CHICAGO (GenomeWeb) – French pharmaceutical firm Sanofi has turned to natural language processing to sort through massive amounts of genomic data and published medical literature in its quest to find new biomarkers for multiple sclerosis.
Specifically, the drug maker enlisted Linguamatics, a Cambridge, UK-based vendor of a natural language processing platform called I2E that extracts information from unstructured text, to find associations between human leukocyte antigen (HLA) alleles, diseases, and hypersensitivity to potential treatments. A proof-of-concept study, which Sanofi discussed at last month's Bio-IT World Conference in Boston, found more than double the number of previously known disease associations.
Since 2016, Linguamatics has offered I2E with a query language called the Extraction and Search Language, EASL, that allows text mining queries to be described and written in a human-readable text format. EASL queries can be generated outside the I2E platform, and can support custom interfaces and enhanced workflow automation.
The text might come from literature searches, from trial data, posts from patient forums on social media, public databases, or regulatory documents. "In order to make decisions, you need to pull information out from unstructured text," explained Jane Reed, head of life science strategy for Linguamatics.
Some Linguamatics customers use I2E to comb Twitter to look for clues about side effects and other patterns, such as during an influenza outbreak in the UK several years ago. "Some of the pharma [companies] wanted to monitor the reaction of the general population to that," Reed explained.
Drug companies also can glean information from calls to toll-free patient hotlines. "All those things need to be captured to give the right response back, but also to make sure there is something they can [feed] back into the product development," Reed said.
Reed noted that next-generation sequencing technologies produce long lists of variants that researchers must wade through. "There's a lot of structured information that you can use to try and get annotations, but if you want to get the most up to date [information] from the literature," there needs to be order among all the unstructured data, she said.
For its MS biomarker work, an internal project, Sanofi turned to I2E to build a catalog of HLA allele annotations by mining millions of pieces of scientific literature. The pharma company worked with Linguamatics to establish a workflow for HLA typing and analysis, based on whole-exome sequencing. This, the partners said, has resulted in the identification of more than 400 HLA-related alleles.
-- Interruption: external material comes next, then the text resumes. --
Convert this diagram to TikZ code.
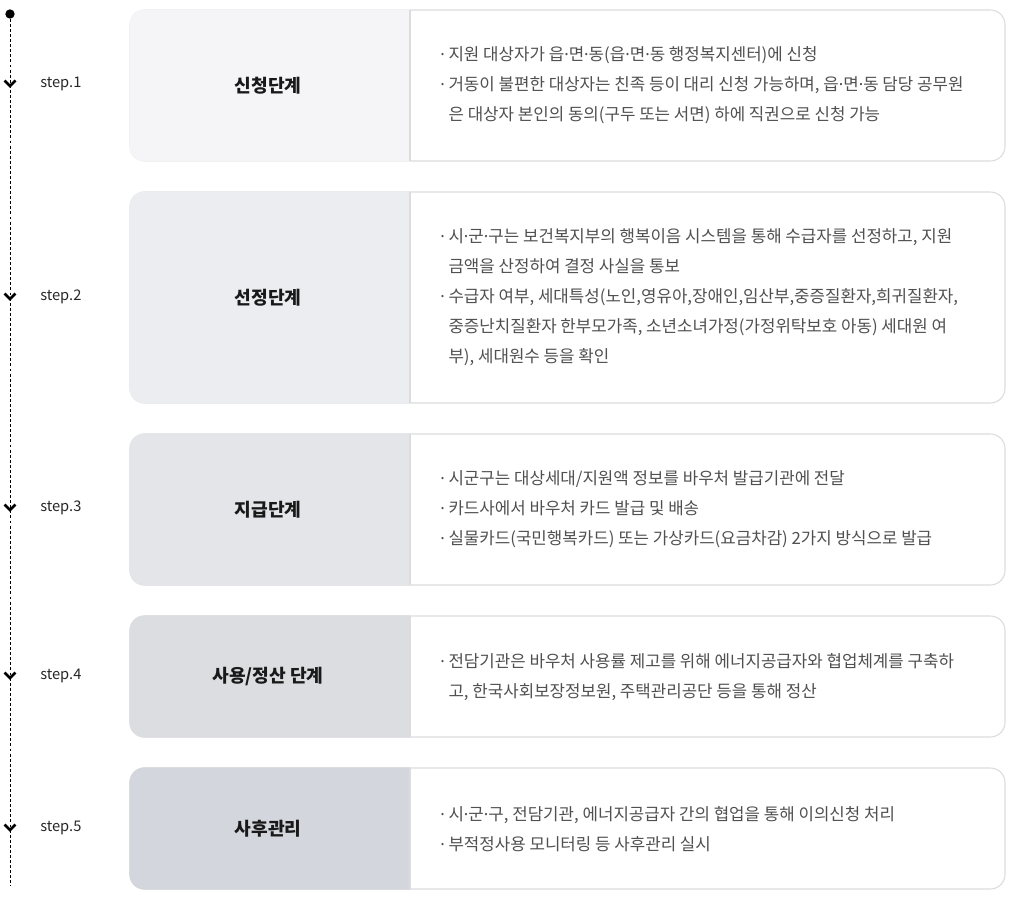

"We are using I2E to extract information from the literature," including 22 million abstracts indexed on PubMed, and other texts from ClinicalTrials.gov, according to Dongyu Liu, associate director of translational sciences at Sanofi.
"It's easy to plug in any ontology or dictionary," Liu said. "You can extract any domain knowledge."
Liu said that Sanofi is using I2E in the early stages of research, including target discovery, mapping of gene mutations to diseases, and drug repositioning. The company is looking for gene-disease, gene-mutation, and gene-drug associations, among other correlations.
"We have been working with Linguamatics to develop different, specific queries to pipelines to extract the information and then feed it into our database" or others, Liu reported.
"There are a lot of databases out there, but not all of them are available for the use case" of HLA for multiple sclerosis, Liu said. In fact, Sanofi had none. "[Natural language processing] is the perfect device to use," he said.
Sanofi has applied I2E to different areas before the current MS study, Liu said, though this is the first allele use case. In this instance, HLA been able to to predict side effects of Sanofi Genzyme drug Lemtrada (alemtuzumab) on MS patients, Liu said.
The study has not moved into clinical trials yet, nor is there a definitive start date, according to Liu, but Sanofi is using the NLP technology across multiple research groups and projects at various stages.
"It's not a matter of only using I2E. There are a lot of these molecular profiling data, from all different data we are trying to find biomarkers," Liu said. "For any of these kind of big projects, we can use I2E from Linguamatics to help to extract a lot of very useful information."
Sanofi eventually expects to be able to feed the results of data extraction into its machine-learning algorithms.
"There is a lot of data there," Liu said. "We use I2E to help to find a piece of the puzzle, like what's the relationship between the allele and the disease."
For this project, Sanofi included several hundred alleles, according to Liu. "Theoretically, you can do all the genes," he said.
Liu said that he is also working with colleagues at Sanofi to incorporate NLP into studies looking for associations between metabolites and certain diseases.
For the European Union's new General Data Protection Regulation, Sanofi is piloting I2E as a way of identifying what patient-specific information is private, and thus in need of being protected.
Additionally, Sanofi is looking to use it to extract information from electronic health records for phenome-wide association studies, Liu said.